*Dataset records*:
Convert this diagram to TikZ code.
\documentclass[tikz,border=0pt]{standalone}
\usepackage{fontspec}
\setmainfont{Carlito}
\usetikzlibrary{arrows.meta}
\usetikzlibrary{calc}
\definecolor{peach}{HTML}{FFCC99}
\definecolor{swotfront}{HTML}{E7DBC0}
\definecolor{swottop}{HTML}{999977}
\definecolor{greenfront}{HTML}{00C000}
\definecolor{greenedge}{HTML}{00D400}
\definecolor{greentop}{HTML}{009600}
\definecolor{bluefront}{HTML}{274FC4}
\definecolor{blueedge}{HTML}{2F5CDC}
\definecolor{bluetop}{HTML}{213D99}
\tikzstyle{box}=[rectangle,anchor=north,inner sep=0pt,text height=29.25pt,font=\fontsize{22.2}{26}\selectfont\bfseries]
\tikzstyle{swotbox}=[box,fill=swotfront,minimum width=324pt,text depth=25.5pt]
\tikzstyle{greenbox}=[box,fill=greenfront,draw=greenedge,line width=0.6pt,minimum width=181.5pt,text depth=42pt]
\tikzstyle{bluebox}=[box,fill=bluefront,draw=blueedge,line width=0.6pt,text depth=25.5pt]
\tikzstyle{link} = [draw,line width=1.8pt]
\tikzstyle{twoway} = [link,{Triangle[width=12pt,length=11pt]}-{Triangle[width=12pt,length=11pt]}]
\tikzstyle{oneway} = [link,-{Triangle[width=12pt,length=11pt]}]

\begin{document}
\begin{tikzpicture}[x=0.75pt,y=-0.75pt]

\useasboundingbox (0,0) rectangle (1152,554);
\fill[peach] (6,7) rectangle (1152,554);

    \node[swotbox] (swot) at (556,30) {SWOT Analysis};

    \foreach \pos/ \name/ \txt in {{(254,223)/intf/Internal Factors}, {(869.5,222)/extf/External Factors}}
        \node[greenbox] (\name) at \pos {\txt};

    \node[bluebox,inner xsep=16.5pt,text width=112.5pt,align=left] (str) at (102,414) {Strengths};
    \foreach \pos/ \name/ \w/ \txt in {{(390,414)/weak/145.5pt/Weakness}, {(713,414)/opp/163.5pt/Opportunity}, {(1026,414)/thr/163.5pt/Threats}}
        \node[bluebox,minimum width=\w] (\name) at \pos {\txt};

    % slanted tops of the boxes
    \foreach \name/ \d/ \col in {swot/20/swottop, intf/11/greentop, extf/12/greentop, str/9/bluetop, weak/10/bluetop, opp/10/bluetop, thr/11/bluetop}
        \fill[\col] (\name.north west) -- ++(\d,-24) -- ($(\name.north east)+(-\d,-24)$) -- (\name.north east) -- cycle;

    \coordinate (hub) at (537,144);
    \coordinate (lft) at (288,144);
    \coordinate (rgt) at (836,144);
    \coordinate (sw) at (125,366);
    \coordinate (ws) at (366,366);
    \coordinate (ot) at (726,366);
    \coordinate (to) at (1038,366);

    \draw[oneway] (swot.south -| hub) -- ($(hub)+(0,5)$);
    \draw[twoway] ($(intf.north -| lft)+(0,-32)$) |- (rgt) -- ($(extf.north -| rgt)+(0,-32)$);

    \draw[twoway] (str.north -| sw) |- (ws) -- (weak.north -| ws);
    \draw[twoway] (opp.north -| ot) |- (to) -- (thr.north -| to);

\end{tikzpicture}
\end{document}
...
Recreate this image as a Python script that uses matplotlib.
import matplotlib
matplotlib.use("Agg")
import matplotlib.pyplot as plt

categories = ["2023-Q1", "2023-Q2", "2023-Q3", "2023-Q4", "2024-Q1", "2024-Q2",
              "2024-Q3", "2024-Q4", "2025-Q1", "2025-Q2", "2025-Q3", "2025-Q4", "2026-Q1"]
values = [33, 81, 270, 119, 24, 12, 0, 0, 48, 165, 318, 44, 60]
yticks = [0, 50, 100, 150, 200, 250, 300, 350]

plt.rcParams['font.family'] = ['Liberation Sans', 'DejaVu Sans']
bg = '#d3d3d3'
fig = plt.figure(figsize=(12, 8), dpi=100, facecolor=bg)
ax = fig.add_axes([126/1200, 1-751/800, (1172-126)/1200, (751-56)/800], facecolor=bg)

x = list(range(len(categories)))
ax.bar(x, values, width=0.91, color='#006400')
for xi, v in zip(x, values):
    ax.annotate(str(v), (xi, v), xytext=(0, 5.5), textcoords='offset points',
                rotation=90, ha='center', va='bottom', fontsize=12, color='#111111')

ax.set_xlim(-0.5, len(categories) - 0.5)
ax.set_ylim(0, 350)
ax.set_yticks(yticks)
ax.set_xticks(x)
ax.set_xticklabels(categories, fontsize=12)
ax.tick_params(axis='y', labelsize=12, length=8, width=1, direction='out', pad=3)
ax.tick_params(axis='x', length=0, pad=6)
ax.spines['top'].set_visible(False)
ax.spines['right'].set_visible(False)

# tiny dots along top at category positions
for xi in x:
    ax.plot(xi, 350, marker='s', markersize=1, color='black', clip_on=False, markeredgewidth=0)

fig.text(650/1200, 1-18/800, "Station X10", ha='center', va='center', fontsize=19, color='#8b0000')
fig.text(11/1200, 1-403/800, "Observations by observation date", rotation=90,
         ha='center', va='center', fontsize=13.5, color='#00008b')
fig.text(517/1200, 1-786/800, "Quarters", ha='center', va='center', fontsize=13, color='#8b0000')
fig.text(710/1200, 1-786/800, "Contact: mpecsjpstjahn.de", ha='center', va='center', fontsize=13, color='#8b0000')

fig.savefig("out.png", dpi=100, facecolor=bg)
==
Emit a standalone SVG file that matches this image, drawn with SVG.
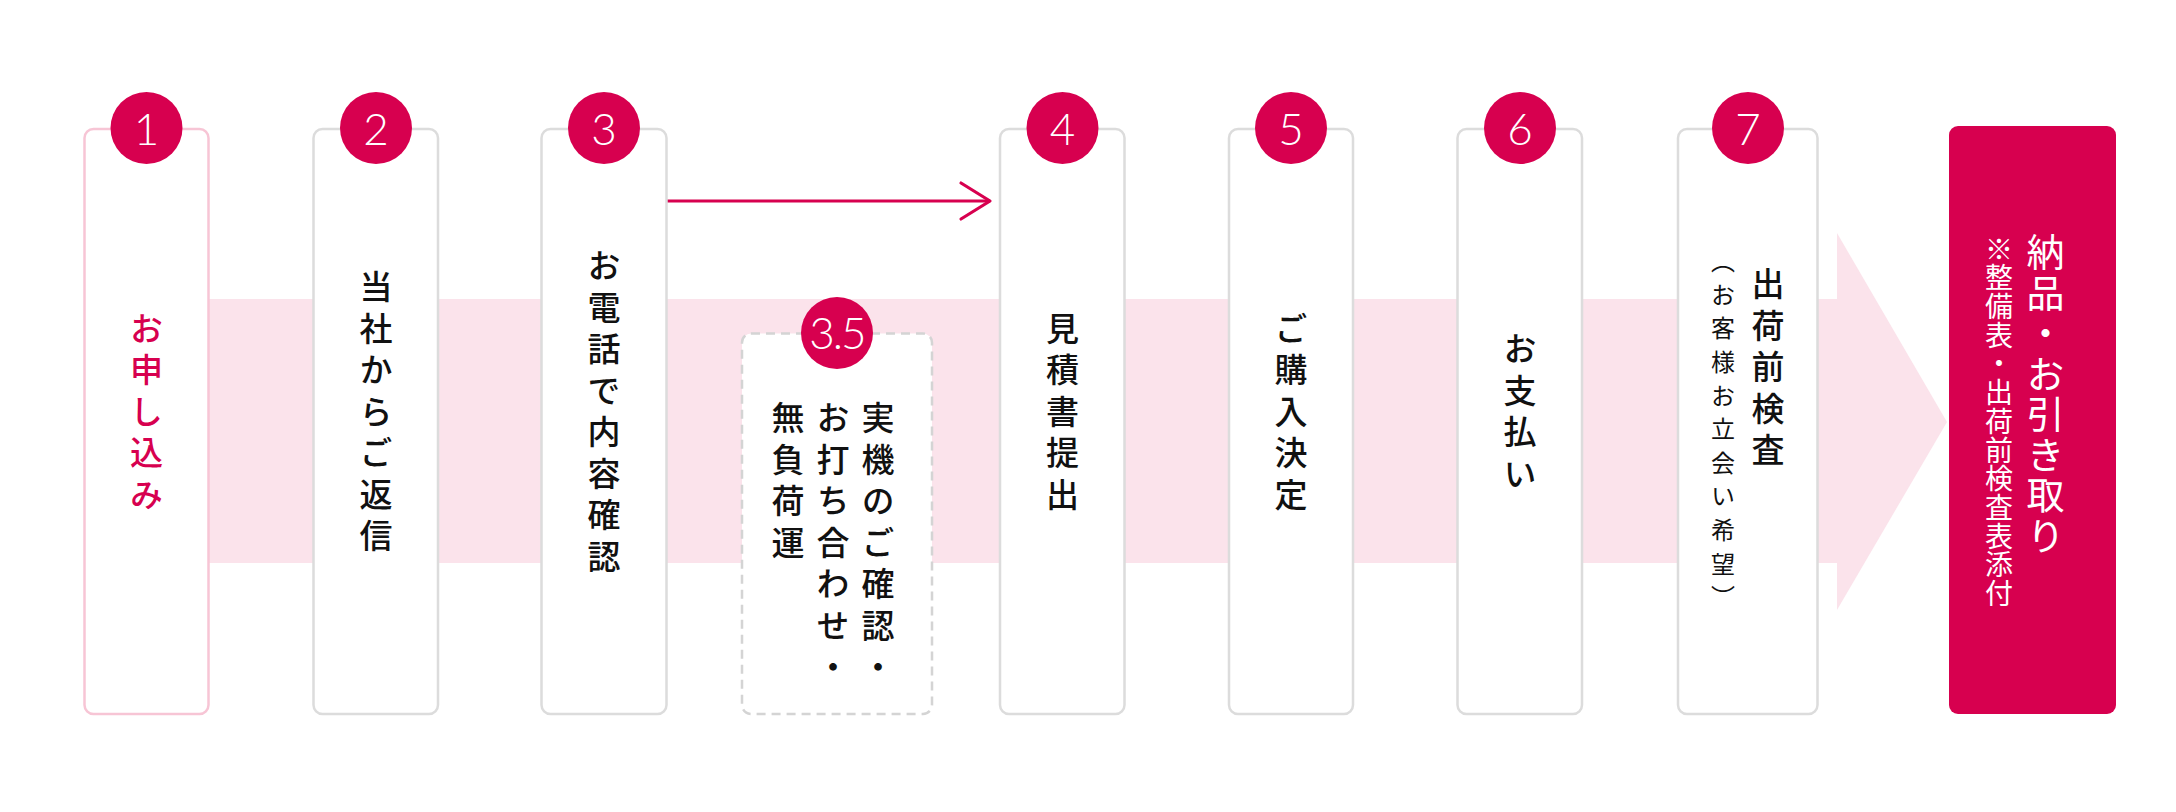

*Exercise*: Above are the records; copy every line in them that holds the word "this".

*Reply*:
Convert this diagram to TikZ code.
Recreate this image as a Python script that uses matplotlib.
Emit a standalone SVG file that matches this image, drawn with SVG.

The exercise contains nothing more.